La majorité d'alors s'était engagée à respecter un second principe : la compensation « à l'euro près » de la dotation budgétaire par le produit des taxes. Or, là encore, l'objectif est loin d'être atteint : compte tenu d'un rendement de ces taxes inférieur aux prévisions, la réforme a coûté 745,7 millions d'euros à l'État sur les cinq dernières années, comme le montre le tableau inséré dans mon rapport. L'État aurait pu utilement dépenser ces sommes à d'autres fins !

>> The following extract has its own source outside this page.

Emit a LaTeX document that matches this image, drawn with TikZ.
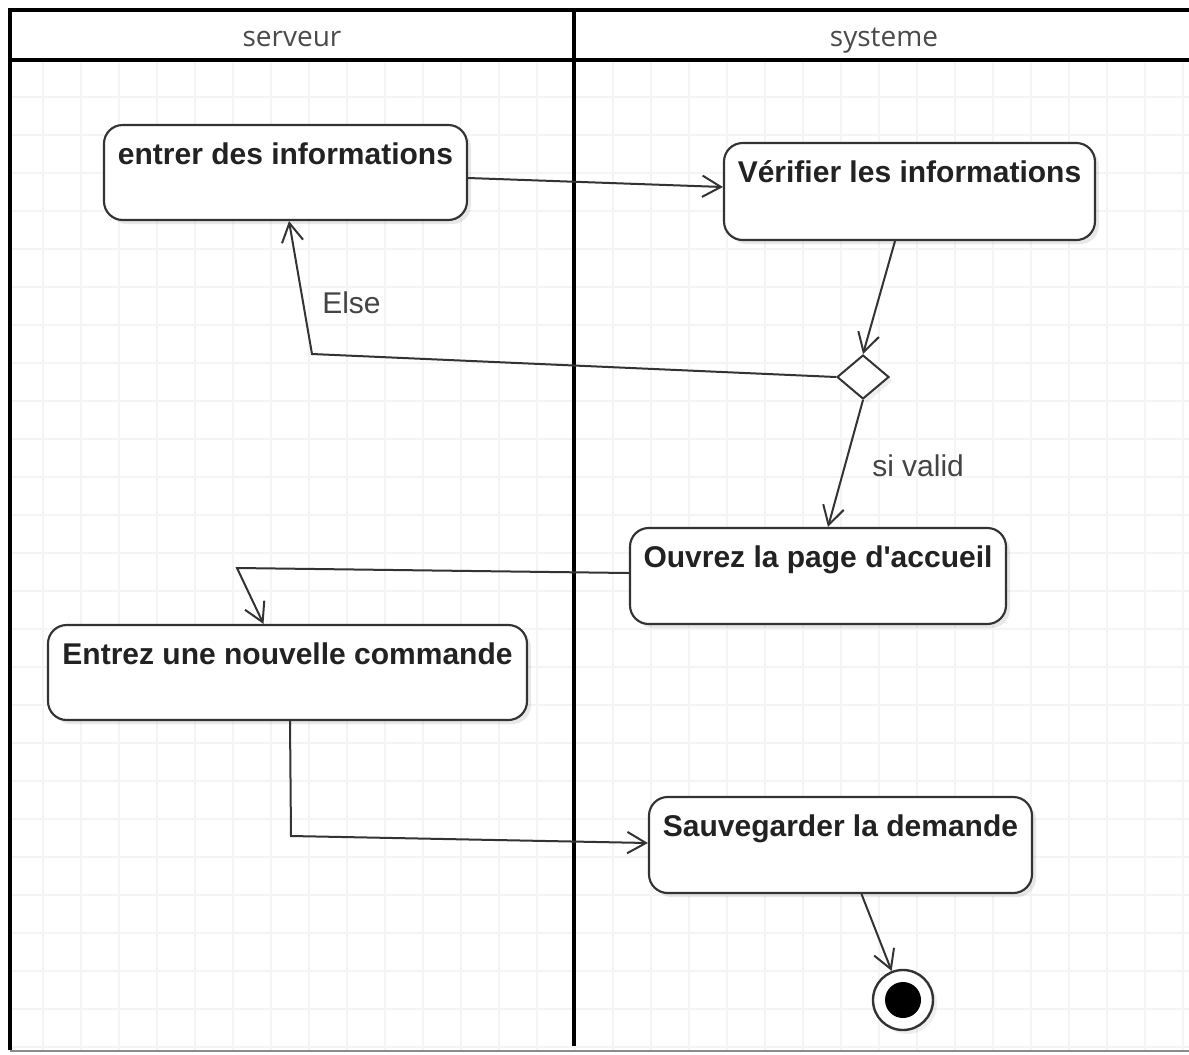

La loi du 5 mars 2009 avait initialement prévu l'arrêt complet de la publicité sur France Télévisions à la fin de l'année 2011. La crise budgétaire, probablement, et l'incapacité à trouver un mode de financement alternatif, certainement, ont incité le gouvernement à revenir sur sa propre réforme un an seulement après son adoption. Après des hésitations et des revirements nombreux, la date du 1er janvier 2016 a finalement été retenue.

Il est grand temps de clore ce débat non seulement pour garantir l'indépendance de France Télévisions, mais surtout pour lui donner une certaine visibilité sur ses ressources et assurer l'avenir même de sa régie publicitaire. Je propose donc de maintenir la publicité en journée sur France Télévisions telle qu'elle existe aujourd'hui.